7 Office Hacks to Improve Your Time Management at Work

7 Office Hacks to Improve Your Time Management at Work

Here are wise words from author and famed management consultant Peter Drucker: “Until we manage time, we can manage nothing else.” Indeed, time is of the essence, and we only ever have a finite amount of it to do everything we’ve set out to do. Managing time can prove especially difficult in an office setting, because one is expected to carry out different tasks, meet different deadlines, and juggle different sets of expectations. Good time management involves being aware of the time and resources that you have—as well as being considerate of others’.

What are some “office hacks” that you can employ to achieve better time management skills? Try these at work, and see just how effective they can be for you! 

1.       When in doubt, revisit the Eisenhower Matrix. The Eisenhower matrix is a time management tool featured in Stephen Covey’s The 7 Habits of Highly Effective People. It’s named for President Dwight D. Eisenhower’s method of implementing tough decisions during his time as a US army general, as well as the supreme commander of the Allied Forces. You can adapt Eisenhower’s strategy for your own time management skills by sorting each task as follows:

a.       If your task is both important and urgent, you should do it immediately;

b.       If your task is important but not urgent, you should make plans to do it;

c.       If your task is not important to you but urgent nevertheless, you should delegate it to someone else, and;

d.       If your task is neither important nor urgent, do away with it immediately and refocus your time and energy on priority tasks.

2.       Start the day with a plan. This can be as simple as getting a piece of paper and writing down one to three things you hope to achieve before you go home. By planning beforehand, you’ll be grounding your efforts for the day and making sure that you’ll use your time on things that are important.

3.       Limit the number of decisions you need to make per day. Bear in mind that the more big decisions you’ll have to make in a day, the more time you’ll consume—plus the more tired you’ll be. If you can help it, centre your efforts on just a few goals. For example, securing a favourable response from one client, and then delivering good input at a meeting.

4.       Track how much time each task takes up and commit to improving from there. In spite of your best efforts, there will be times that you’ll take longer than necessary to complete a task. When this happens, ask yourself what caused the delay. Did the meeting run on longer than it was supposed to because people got carried away with small talk? Did it take longer for you to find an official document because your work area was messy? Acknowledge those little mistakes, and do what you can, so that you’ll be much faster next time.  

5.       Cluster similar tasks together. When you’re in the mindset to complete one kind of task, you’re likely going to be able to complete others that are immediately related to it. Assign an hour to clearing all the work for one particular project or event, or you can visit two neighbouring departments instead of just one if you’ll need to engage with the other in the near future.

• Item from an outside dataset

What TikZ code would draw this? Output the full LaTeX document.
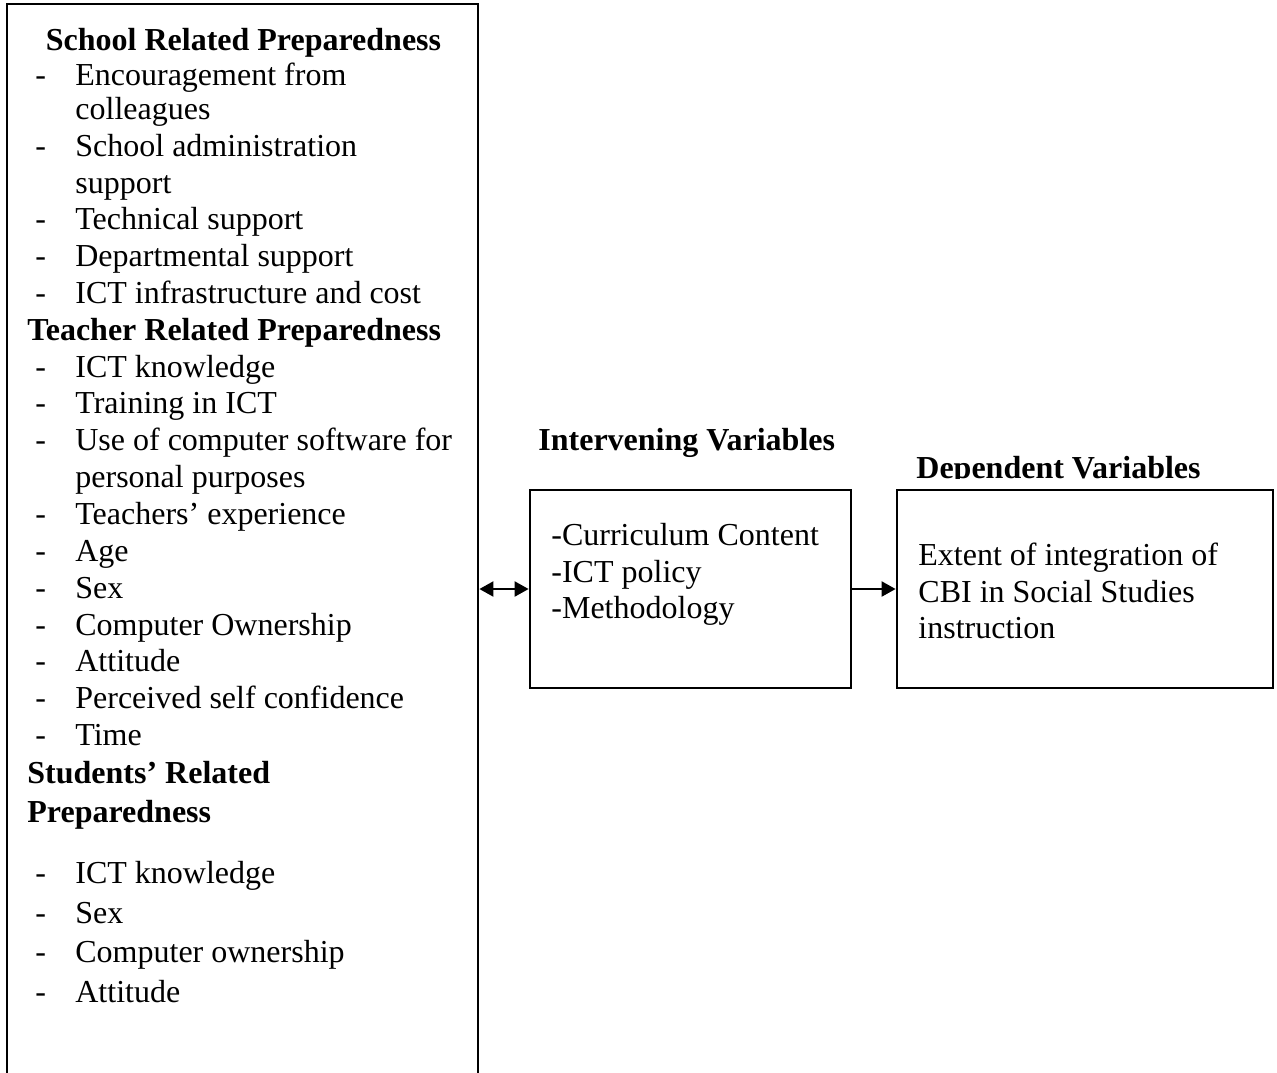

6.       Take breaks. Although breaks may seem antithetical to being productive in the office, they’re actually quite necessary for your daily time management at work. They’re what keep you relaxed, refreshed, and better prepared to face your tasks with renewed energy. Do allot time in your daily schedule for short five- to fifteen-minute breaks, during which you can rest your eyes, do a little stretching, or eat a healthy snack.

7.       Say no to distractions and unreasonable demands. These are likely the two greatest obstructions to your time management skills. Build the discipline to put off social media time or chitchat with your officemates until after you finish your set tasks. In addition, try to develop both the honesty and the foresight to say “no, I can’t” to overly tight deadlines or heavy workloads.  If it’s downright impossible for you to do what’s expected, or if you’ll be extremely burdened doing it alone, negotiate for a better arrangement. Don’t put any extra time and effort into an outcome that wasn’t favorable to you from the start.

 

How will you know if your time management skills have upgraded from good to great? The fruits of superior time management skills will be obvious: not only will you have enough time for everything you need to do, but you’ll feel lighter and more efficient when you’re putting in the work. So best of luck improving on time management, and all other aspects of your work performance along with it!